Records for processing

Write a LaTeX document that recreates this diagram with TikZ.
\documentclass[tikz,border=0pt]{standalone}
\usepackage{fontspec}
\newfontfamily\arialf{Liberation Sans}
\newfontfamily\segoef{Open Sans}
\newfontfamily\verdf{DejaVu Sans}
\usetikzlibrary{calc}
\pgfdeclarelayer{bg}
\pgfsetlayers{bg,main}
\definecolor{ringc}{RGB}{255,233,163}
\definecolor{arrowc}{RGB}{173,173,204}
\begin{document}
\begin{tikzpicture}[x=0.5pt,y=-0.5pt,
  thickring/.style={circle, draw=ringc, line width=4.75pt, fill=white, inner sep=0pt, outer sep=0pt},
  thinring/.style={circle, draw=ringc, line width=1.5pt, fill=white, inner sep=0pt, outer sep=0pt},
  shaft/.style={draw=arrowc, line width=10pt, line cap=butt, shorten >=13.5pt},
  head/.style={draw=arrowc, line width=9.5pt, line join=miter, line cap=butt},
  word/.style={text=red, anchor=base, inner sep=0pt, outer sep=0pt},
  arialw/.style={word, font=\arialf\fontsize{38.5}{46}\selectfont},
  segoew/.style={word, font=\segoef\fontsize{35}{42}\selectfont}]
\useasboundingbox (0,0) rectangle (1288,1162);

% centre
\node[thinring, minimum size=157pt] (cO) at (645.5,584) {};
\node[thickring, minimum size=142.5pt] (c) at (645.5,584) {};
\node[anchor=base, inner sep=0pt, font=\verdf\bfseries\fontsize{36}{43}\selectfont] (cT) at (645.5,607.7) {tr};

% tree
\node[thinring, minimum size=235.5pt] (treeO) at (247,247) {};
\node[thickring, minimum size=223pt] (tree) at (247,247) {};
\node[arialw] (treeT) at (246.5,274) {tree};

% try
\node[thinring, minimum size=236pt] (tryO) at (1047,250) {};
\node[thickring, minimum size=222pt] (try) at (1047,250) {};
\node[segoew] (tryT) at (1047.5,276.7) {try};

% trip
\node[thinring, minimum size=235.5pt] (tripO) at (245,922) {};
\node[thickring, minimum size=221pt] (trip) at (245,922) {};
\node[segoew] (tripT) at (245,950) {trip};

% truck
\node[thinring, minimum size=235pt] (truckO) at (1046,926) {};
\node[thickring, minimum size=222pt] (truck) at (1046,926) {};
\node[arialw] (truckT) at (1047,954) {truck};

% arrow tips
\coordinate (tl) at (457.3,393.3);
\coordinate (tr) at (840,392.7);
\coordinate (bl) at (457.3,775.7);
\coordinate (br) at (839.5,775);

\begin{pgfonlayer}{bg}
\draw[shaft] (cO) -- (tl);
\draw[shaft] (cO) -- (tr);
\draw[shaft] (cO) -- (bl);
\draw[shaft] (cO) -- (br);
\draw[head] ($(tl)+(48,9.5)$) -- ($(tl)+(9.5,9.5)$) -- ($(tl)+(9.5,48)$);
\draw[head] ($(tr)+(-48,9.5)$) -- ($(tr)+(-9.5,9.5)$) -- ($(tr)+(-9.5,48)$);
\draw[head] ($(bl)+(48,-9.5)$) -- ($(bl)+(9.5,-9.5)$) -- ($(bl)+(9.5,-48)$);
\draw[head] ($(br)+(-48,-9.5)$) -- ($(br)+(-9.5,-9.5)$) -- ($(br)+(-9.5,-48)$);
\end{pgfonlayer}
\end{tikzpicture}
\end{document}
--
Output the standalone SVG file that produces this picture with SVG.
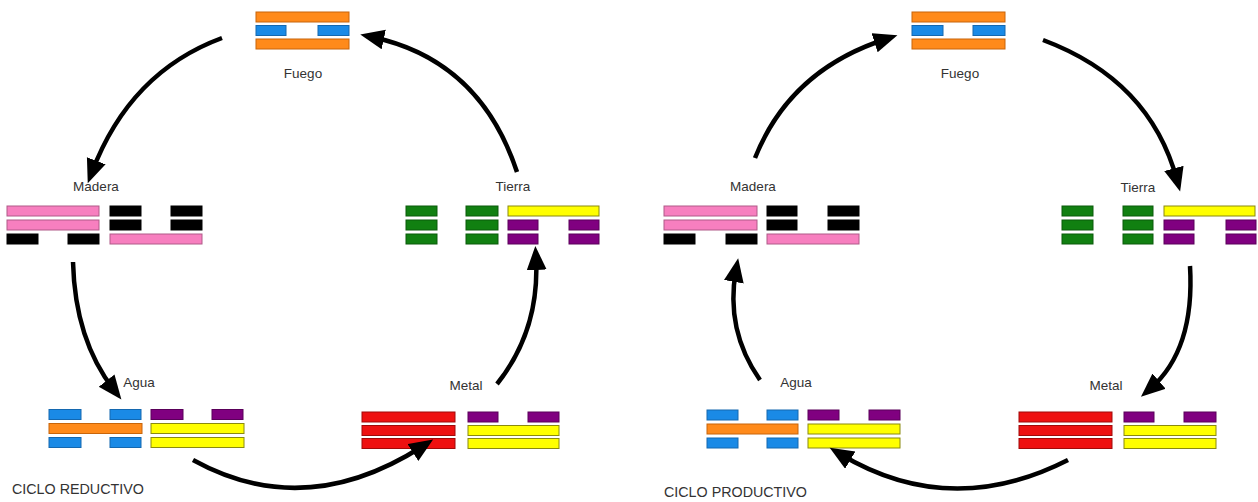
--
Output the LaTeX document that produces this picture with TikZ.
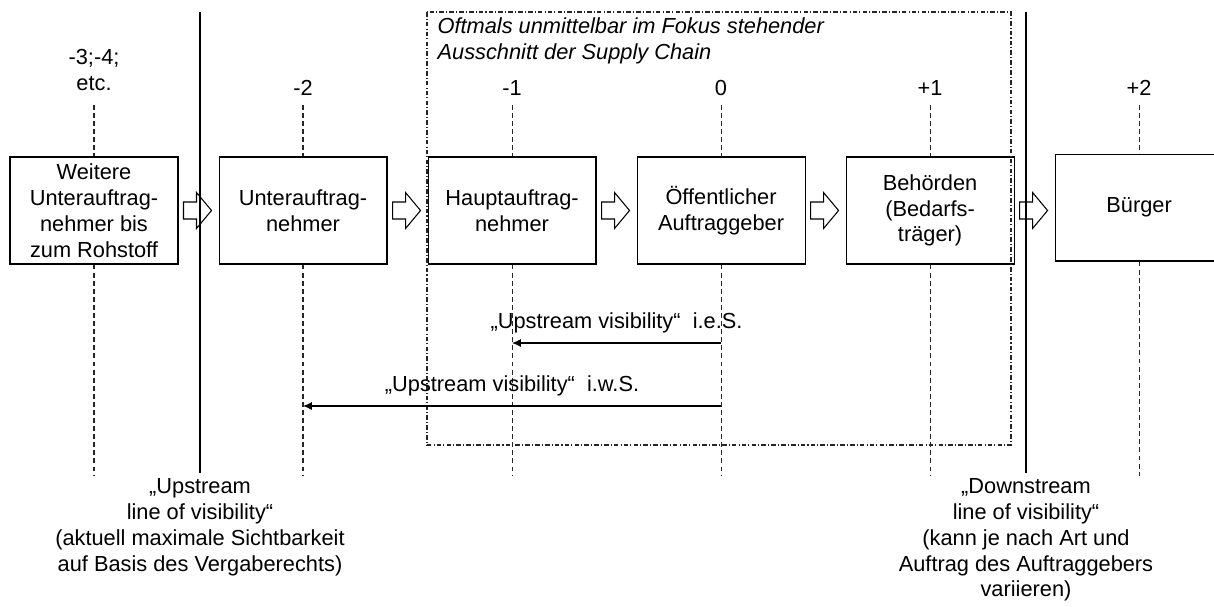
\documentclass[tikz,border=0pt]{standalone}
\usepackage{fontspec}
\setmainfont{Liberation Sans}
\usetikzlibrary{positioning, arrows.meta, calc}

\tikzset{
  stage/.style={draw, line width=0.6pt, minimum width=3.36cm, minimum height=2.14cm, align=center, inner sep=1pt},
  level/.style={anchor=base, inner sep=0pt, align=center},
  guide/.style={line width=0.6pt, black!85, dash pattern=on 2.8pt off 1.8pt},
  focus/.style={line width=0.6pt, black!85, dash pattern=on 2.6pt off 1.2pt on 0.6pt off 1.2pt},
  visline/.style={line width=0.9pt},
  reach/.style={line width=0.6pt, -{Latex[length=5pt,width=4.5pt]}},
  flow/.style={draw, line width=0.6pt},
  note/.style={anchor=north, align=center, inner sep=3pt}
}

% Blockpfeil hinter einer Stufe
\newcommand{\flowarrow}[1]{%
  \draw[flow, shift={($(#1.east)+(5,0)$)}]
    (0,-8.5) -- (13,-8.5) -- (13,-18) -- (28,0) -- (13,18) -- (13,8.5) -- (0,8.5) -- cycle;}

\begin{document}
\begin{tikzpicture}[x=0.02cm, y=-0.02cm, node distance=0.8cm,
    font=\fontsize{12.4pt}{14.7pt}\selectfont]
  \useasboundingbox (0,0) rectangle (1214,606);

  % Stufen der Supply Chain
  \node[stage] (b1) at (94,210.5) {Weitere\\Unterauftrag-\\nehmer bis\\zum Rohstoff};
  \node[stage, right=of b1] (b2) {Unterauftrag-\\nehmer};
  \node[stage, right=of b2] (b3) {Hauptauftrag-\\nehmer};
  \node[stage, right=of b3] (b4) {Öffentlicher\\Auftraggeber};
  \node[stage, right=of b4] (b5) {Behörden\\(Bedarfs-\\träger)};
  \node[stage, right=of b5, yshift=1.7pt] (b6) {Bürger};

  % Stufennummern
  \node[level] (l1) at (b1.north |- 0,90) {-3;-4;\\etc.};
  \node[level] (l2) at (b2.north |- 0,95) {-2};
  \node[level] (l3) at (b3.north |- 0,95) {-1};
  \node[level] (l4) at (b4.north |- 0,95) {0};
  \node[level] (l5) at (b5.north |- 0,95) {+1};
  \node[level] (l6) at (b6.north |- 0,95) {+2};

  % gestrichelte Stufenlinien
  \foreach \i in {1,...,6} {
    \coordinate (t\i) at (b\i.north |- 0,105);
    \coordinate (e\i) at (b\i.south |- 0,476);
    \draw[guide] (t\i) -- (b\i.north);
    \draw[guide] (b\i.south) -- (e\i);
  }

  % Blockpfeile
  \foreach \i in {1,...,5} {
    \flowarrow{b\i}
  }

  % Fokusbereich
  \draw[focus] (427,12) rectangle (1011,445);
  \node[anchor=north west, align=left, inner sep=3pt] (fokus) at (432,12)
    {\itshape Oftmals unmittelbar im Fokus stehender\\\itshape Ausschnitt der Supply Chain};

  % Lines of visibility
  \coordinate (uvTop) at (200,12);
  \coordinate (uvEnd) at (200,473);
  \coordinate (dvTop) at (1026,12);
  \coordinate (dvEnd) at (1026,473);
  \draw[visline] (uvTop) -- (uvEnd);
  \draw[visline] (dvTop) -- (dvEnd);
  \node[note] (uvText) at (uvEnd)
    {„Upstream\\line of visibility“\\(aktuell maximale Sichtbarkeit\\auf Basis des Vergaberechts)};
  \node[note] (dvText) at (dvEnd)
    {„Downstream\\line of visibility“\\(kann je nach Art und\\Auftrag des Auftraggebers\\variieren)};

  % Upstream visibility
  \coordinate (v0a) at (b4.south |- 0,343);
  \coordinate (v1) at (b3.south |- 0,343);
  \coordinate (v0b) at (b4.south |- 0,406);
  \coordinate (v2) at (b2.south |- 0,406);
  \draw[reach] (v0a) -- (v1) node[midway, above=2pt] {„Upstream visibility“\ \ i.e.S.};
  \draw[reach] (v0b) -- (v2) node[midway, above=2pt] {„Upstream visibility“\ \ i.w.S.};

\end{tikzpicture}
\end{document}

Exercise instructions
Show every line from the listing above in which the string "Output" appears.

Result of the exercise
Output the standalone SVG file that produces this picture with SVG.
Output the LaTeX document that produces this picture with TikZ.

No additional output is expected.